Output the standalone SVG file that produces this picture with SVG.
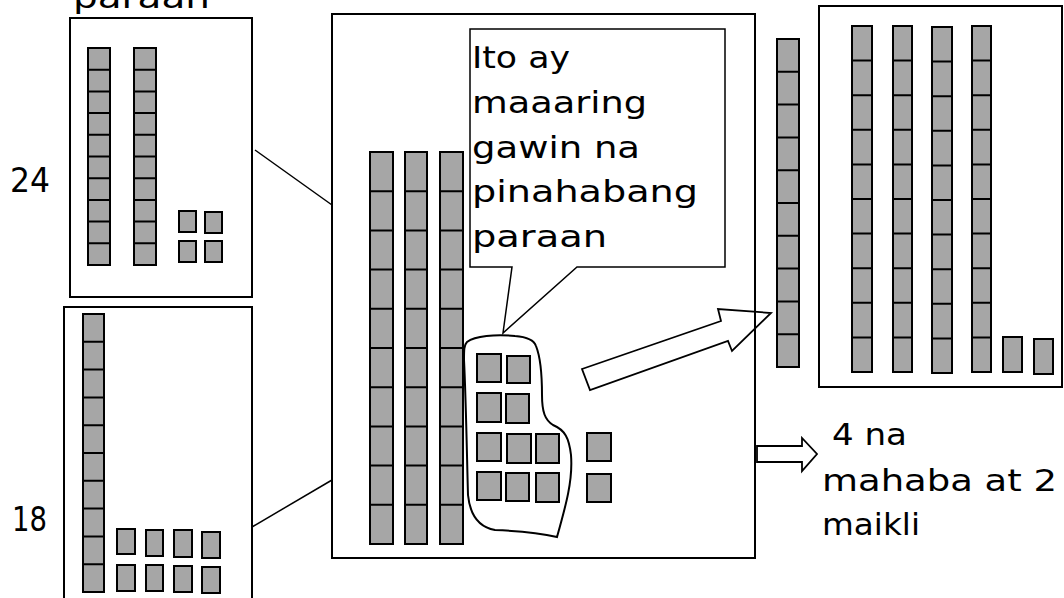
<svg xmlns="http://www.w3.org/2000/svg" width="1064" height="598" viewBox="0 0 1064 598">
<style>
.box{fill:none;stroke:#000;stroke-width:2}
.cell{fill:#a6a6a6;stroke:#000;stroke-width:2}
.div{fill:none;stroke:#000;stroke-width:2}
.t{font-family:"DejaVu Sans","Liberation Sans",sans-serif;font-size:31px;fill:#000}
.n{font-family:"DejaVu Sans","Liberation Sans",sans-serif;font-size:34px;fill:#000}
.ln{fill:none;stroke:#000;stroke-width:1.5}
.arr{fill:none;stroke:#000;stroke-width:1.8;stroke-linejoin:miter}
</style>
<rect width="1064" height="598" fill="#fff"/>

<text class="t" x="73" y="8" textLength="137" lengthAdjust="spacingAndGlyphs">paraan</text>

<g id="box-24">
  <rect class="box" x="70" y="18" width="182" height="279"/>
  <rect class="cell" x="88" y="48" width="22" height="217"/>
  <path class="div" d="M88,69.7H110M88,91.4H110M88,113.1H110M88,134.8H110M88,156.5H110M88,178.2H110M88,199.9H110M88,221.6H110M88,243.3H110"/>
  <rect class="cell" x="134" y="48" width="22" height="217"/>
  <path class="div" d="M134,69.7H156M134,91.4H156M134,113.1H156M134,134.8H156M134,156.5H156M134,178.2H156M134,199.9H156M134,221.6H156M134,243.3H156"/>
  <rect class="cell" x="179" y="211" width="17" height="21"/>
  <rect class="cell" x="205" y="212" width="17" height="21"/>
  <rect class="cell" x="179" y="241" width="17" height="21"/>
  <rect class="cell" x="205" y="241" width="17" height="21"/>
  <text class="n" x="10" y="192" textLength="40" lengthAdjust="spacingAndGlyphs">24</text>
</g>

<g id="box-18">
  <rect class="box" x="64" y="307" width="188" height="300"/>
  <rect class="cell" x="83" y="314" width="21" height="278"/>
  <path class="div" d="M83,341.8H104M83,369.6H104M83,397.4H104M83,425.2H104M83,453H104M83,480.8H104M83,508.6H104M83,536.4H104M83,564.2H104"/>
  <rect class="cell" x="117" y="529" width="18" height="25"/>
  <rect class="cell" x="146" y="530" width="17" height="26"/>
  <rect class="cell" x="174" y="530" width="18" height="27"/>
  <rect class="cell" x="202" y="532" width="18" height="26"/>
  <rect class="cell" x="117" y="565" width="18" height="26"/>
  <rect class="cell" x="146" y="565" width="17" height="26"/>
  <rect class="cell" x="174" y="566" width="18" height="26"/>
  <rect class="cell" x="202" y="567" width="18" height="26"/>
  <text class="n" x="12" y="531" textLength="35" lengthAdjust="spacingAndGlyphs">18</text>
</g>

<g id="center-box">
  <rect class="box" x="332" y="14" width="423" height="544"/>
  <rect class="cell" x="370" y="152" width="23" height="392"/>
  <path class="div" d="M370,191.2H393M370,230.4H393M370,269.6H393M370,308.8H393M370,348H393M370,387.2H393M370,426.4H393M370,465.6H393M370,504.8H393"/>
  <rect class="cell" x="405" y="152" width="22" height="392"/>
  <path class="div" d="M405,191.2H427M405,230.4H427M405,269.6H427M405,308.8H427M405,348H427M405,387.2H427M405,426.4H427M405,465.6H427M405,504.8H427"/>
  <rect class="cell" x="440" y="152" width="23" height="392"/>
  <path class="div" d="M440,191.2H463M440,230.4H463M440,269.6H463M440,308.8H463M440,348H463M440,387.2H463M440,426.4H463M440,465.6H463M440,504.8H463"/>
  <path class="box" d="M467,342 C475,336 495,334 515,336 C528,337 534,340 536,346 C540,356 542,375 542,395 C542,412 545,420 553,425 C565,430 569,438 571,455 C573,480 566,505 557,537 C540,533 520,531 495,530 C478,527 470,515 468,495 C467,460 466,400 464,360 C464,350 464,345 467,342 Z"/>
  <rect class="cell" x="477" y="354" width="24" height="28"/>
  <rect class="cell" x="507" y="356" width="23" height="27"/>
  <rect class="cell" x="477" y="393" width="24" height="29"/>
  <rect class="cell" x="506" y="394" width="23" height="29"/>
  <rect class="cell" x="477" y="433" width="24" height="28"/>
  <rect class="cell" x="507" y="434" width="24" height="29"/>
  <rect class="cell" x="536" y="434" width="23" height="29"/>
  <rect class="cell" x="477" y="472" width="24" height="28"/>
  <rect class="cell" x="506" y="473" width="23" height="28"/>
  <rect class="cell" x="536" y="473" width="23" height="29"/>
  <rect class="cell" x="587" y="433" width="24" height="28"/>
  <rect class="cell" x="587" y="474" width="24" height="28"/>
</g>

<g id="callout">
  <path d="M470,29 H725 V267 H577 L503,333 L512,267 H470 Z" fill="#fff" stroke="#000" stroke-width="1.5"/>
  <text class="t" x="472" y="68" textLength="98" lengthAdjust="spacingAndGlyphs">Ito ay</text>
  <text class="t" x="472" y="113" textLength="175" lengthAdjust="spacingAndGlyphs">maaaring</text>
  <text class="t" x="472" y="158" textLength="168" lengthAdjust="spacingAndGlyphs">gawin na</text>
  <text class="t" x="472" y="202" textLength="226" lengthAdjust="spacingAndGlyphs">pinahabang</text>
  <text class="t" x="472" y="247" textLength="135" lengthAdjust="spacingAndGlyphs">paraan</text>
</g>

<g id="ten-rod">
  <rect class="cell" x="777" y="39" width="22" height="328"/>
  <path class="div" d="M777,71.8H799M777,104.6H799M777,137.4H799M777,170.2H799M777,203H799M777,235.8H799M777,268.6H799M777,301.4H799M777,334.2H799"/>
</g>

<g id="result-box">
  <rect class="box" x="819" y="6" width="243" height="381"/>
  <rect class="cell" x="852" y="26" width="20" height="346"/>
  <path class="div" d="M852,60.6H872M852,95.2H872M852,129.8H872M852,164.4H872M852,199H872M852,233.6H872M852,268.2H872M852,302.8H872M852,337.4H872"/>
  <rect class="cell" x="893" y="26" width="19" height="346"/>
  <path class="div" d="M893,60.6H912M893,95.2H912M893,129.8H912M893,164.4H912M893,199H912M893,233.6H912M893,268.2H912M893,302.8H912M893,337.4H912"/>
  <rect class="cell" x="932" y="27" width="20" height="346"/>
  <path class="div" d="M932,61.6H952M932,96.2H952M932,130.8H952M932,165.4H952M932,200H952M932,234.6H952M932,269.2H952M932,303.8H952M932,338.4H952"/>
  <rect class="cell" x="972" y="26" width="19" height="346"/>
  <path class="div" d="M972,60.6H991M972,95.2H991M972,129.8H991M972,164.4H991M972,199H991M972,233.6H991M972,268.2H991M972,302.8H991M972,337.4H991"/>
  <rect class="cell" x="1003" y="337" width="19" height="35"/>
  <rect class="cell" x="1034" y="339" width="19" height="35"/>
</g>

<g id="answer">
  <text class="t" x="832" y="445" textLength="75" lengthAdjust="spacingAndGlyphs">4 na</text>
  <text class="t" x="822" y="491" textLength="235" lengthAdjust="spacingAndGlyphs">mahaba at 2</text>
  <text class="t" x="822" y="535" textLength="98" lengthAdjust="spacingAndGlyphs">maikli</text>
</g>

<g id="connectors">
  <line class="ln" x1="255" y1="150" x2="332" y2="205"/>
  <line class="ln" x1="252" y1="527" x2="332" y2="480"/>
  <polygon class="arr" points="582,369 721,321 718,309 771,313 732,351 728,341 590,390"/>
  <polygon class="arr" points="757,446 802,446 802,438 817,454 802,471 802,462 757,462"/>
</g>
</svg>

+--

> EXERCISE INSTRUCTIONS
Repeat the material above in full and exactly, omitting the pictures.

> ANSWER BELOW
Output the standalone SVG file that produces this picture with SVG.
<svg xmlns="http://www.w3.org/2000/svg" width="1064" height="598" viewBox="0 0 1064 598">
<style>
.box{fill:none;stroke:#000;stroke-width:2}
.cell{fill:#a6a6a6;stroke:#000;stroke-width:2}
.div{fill:none;stroke:#000;stroke-width:2}
.t{font-family:"DejaVu Sans","Liberation Sans",sans-serif;font-size:31px;fill:#000}
.n{font-family:"DejaVu Sans","Liberation Sans",sans-serif;font-size:34px;fill:#000}
.ln{fill:none;stroke:#000;stroke-width:1.5}
.arr{fill:none;stroke:#000;stroke-width:1.8;stroke-linejoin:miter}
</style>
<rect width="1064" height="598" fill="#fff"/>

<text class="t" x="73" y="8" textLength="137" lengthAdjust="spacingAndGlyphs">paraan</text>

<g id="box-24">
  <rect class="box" x="70" y="18" width="182" height="279"/>
  <rect class="cell" x="88" y="48" width="22" height="217"/>
  <path class="div" d="M88,69.7H110M88,91.4H110M88,113.1H110M88,134.8H110M88,156.5H110M88,178.2H110M88,199.9H110M88,221.6H110M88,243.3H110"/>
  <rect class="cell" x="134" y="48" width="22" height="217"/>
  <path class="div" d="M134,69.7H156M134,91.4H156M134,113.1H156M134,134.8H156M134,156.5H156M134,178.2H156M134,199.9H156M134,221.6H156M134,243.3H156"/>
  <rect class="cell" x="179" y="211" width="17" height="21"/>
  <rect class="cell" x="205" y="212" width="17" height="21"/>
  <rect class="cell" x="179" y="241" width="17" height="21"/>
  <rect class="cell" x="205" y="241" width="17" height="21"/>
  <text class="n" x="10" y="192" textLength="40" lengthAdjust="spacingAndGlyphs">24</text>
</g>

<g id="box-18">
  <rect class="box" x="64" y="307" width="188" height="300"/>
  <rect class="cell" x="83" y="314" width="21" height="278"/>
  <path class="div" d="M83,341.8H104M83,369.6H104M83,397.4H104M83,425.2H104M83,453H104M83,480.8H104M83,508.6H104M83,536.4H104M83,564.2H104"/>
  <rect class="cell" x="117" y="529" width="18" height="25"/>
  <rect class="cell" x="146" y="530" width="17" height="26"/>
  <rect class="cell" x="174" y="530" width="18" height="27"/>
  <rect class="cell" x="202" y="532" width="18" height="26"/>
  <rect class="cell" x="117" y="565" width="18" height="26"/>
  <rect class="cell" x="146" y="565" width="17" height="26"/>
  <rect class="cell" x="174" y="566" width="18" height="26"/>
  <rect class="cell" x="202" y="567" width="18" height="26"/>
  <text class="n" x="12" y="531" textLength="35" lengthAdjust="spacingAndGlyphs">18</text>
</g>

<g id="center-box">
  <rect class="box" x="332" y="14" width="423" height="544"/>
  <rect class="cell" x="370" y="152" width="23" height="392"/>
  <path class="div" d="M370,191.2H393M370,230.4H393M370,269.6H393M370,308.8H393M370,348H393M370,387.2H393M370,426.4H393M370,465.6H393M370,504.8H393"/>
  <rect class="cell" x="405" y="152" width="22" height="392"/>
  <path class="div" d="M405,191.2H427M405,230.4H427M405,269.6H427M405,308.8H427M405,348H427M405,387.2H427M405,426.4H427M405,465.6H427M405,504.8H427"/>
  <rect class="cell" x="440" y="152" width="23" height="392"/>
  <path class="div" d="M440,191.2H463M440,230.4H463M440,269.6H463M440,308.8H463M440,348H463M440,387.2H463M440,426.4H463M440,465.6H463M440,504.8H463"/>
  <path class="box" d="M467,342 C475,336 495,334 515,336 C528,337 534,340 536,346 C540,356 542,375 542,395 C542,412 545,420 553,425 C565,430 569,438 571,455 C573,480 566,505 557,537 C540,533 520,531 495,530 C478,527 470,515 468,495 C467,460 466,400 464,360 C464,350 464,345 467,342 Z"/>
  <rect class="cell" x="477" y="354" width="24" height="28"/>
  <rect class="cell" x="507" y="356" width="23" height="27"/>
  <rect class="cell" x="477" y="393" width="24" height="29"/>
  <rect class="cell" x="506" y="394" width="23" height="29"/>
  <rect class="cell" x="477" y="433" width="24" height="28"/>
  <rect class="cell" x="507" y="434" width="24" height="29"/>
  <rect class="cell" x="536" y="434" width="23" height="29"/>
  <rect class="cell" x="477" y="472" width="24" height="28"/>
  <rect class="cell" x="506" y="473" width="23" height="28"/>
  <rect class="cell" x="536" y="473" width="23" height="29"/>
  <rect class="cell" x="587" y="433" width="24" height="28"/>
  <rect class="cell" x="587" y="474" width="24" height="28"/>
</g>

<g id="callout">
  <path d="M470,29 H725 V267 H577 L503,333 L512,267 H470 Z" fill="#fff" stroke="#000" stroke-width="1.5"/>
  <text class="t" x="472" y="68" textLength="98" lengthAdjust="spacingAndGlyphs">Ito ay</text>
  <text class="t" x="472" y="113" textLength="175" lengthAdjust="spacingAndGlyphs">maaaring</text>
  <text class="t" x="472" y="158" textLength="168" lengthAdjust="spacingAndGlyphs">gawin na</text>
  <text class="t" x="472" y="202" textLength="226" lengthAdjust="spacingAndGlyphs">pinahabang</text>
  <text class="t" x="472" y="247" textLength="135" lengthAdjust="spacingAndGlyphs">paraan</text>
</g>

<g id="ten-rod">
  <rect class="cell" x="777" y="39" width="22" height="328"/>
  <path class="div" d="M777,71.8H799M777,104.6H799M777,137.4H799M777,170.2H799M777,203H799M777,235.8H799M777,268.6H799M777,301.4H799M777,334.2H799"/>
</g>

<g id="result-box">
  <rect class="box" x="819" y="6" width="243" height="381"/>
  <rect class="cell" x="852" y="26" width="20" height="346"/>
  <path class="div" d="M852,60.6H872M852,95.2H872M852,129.8H872M852,164.4H872M852,199H872M852,233.6H872M852,268.2H872M852,302.8H872M852,337.4H872"/>
  <rect class="cell" x="893" y="26" width="19" height="346"/>
  <path class="div" d="M893,60.6H912M893,95.2H912M893,129.8H912M893,164.4H912M893,199H912M893,233.6H912M893,268.2H912M893,302.8H912M893,337.4H912"/>
  <rect class="cell" x="932" y="27" width="20" height="346"/>
  <path class="div" d="M932,61.6H952M932,96.2H952M932,130.8H952M932,165.4H952M932,200H952M932,234.6H952M932,269.2H952M932,303.8H952M932,338.4H952"/>
  <rect class="cell" x="972" y="26" width="19" height="346"/>
  <path class="div" d="M972,60.6H991M972,95.2H991M972,129.8H991M972,164.4H991M972,199H991M972,233.6H991M972,268.2H991M972,302.8H991M972,337.4H991"/>
  <rect class="cell" x="1003" y="337" width="19" height="35"/>
  <rect class="cell" x="1034" y="339" width="19" height="35"/>
</g>

<g id="answer">
  <text class="t" x="832" y="445" textLength="75" lengthAdjust="spacingAndGlyphs">4 na</text>
  <text class="t" x="822" y="491" textLength="235" lengthAdjust="spacingAndGlyphs">mahaba at 2</text>
  <text class="t" x="822" y="535" textLength="98" lengthAdjust="spacingAndGlyphs">maikli</text>
</g>

<g id="connectors">
  <line class="ln" x1="255" y1="150" x2="332" y2="205"/>
  <line class="ln" x1="252" y1="527" x2="332" y2="480"/>
  <polygon class="arr" points="582,369 721,321 718,309 771,313 732,351 728,341 590,390"/>
  <polygon class="arr" points="757,446 802,446 802,438 817,454 802,471 802,462 757,462"/>
</g>
</svg>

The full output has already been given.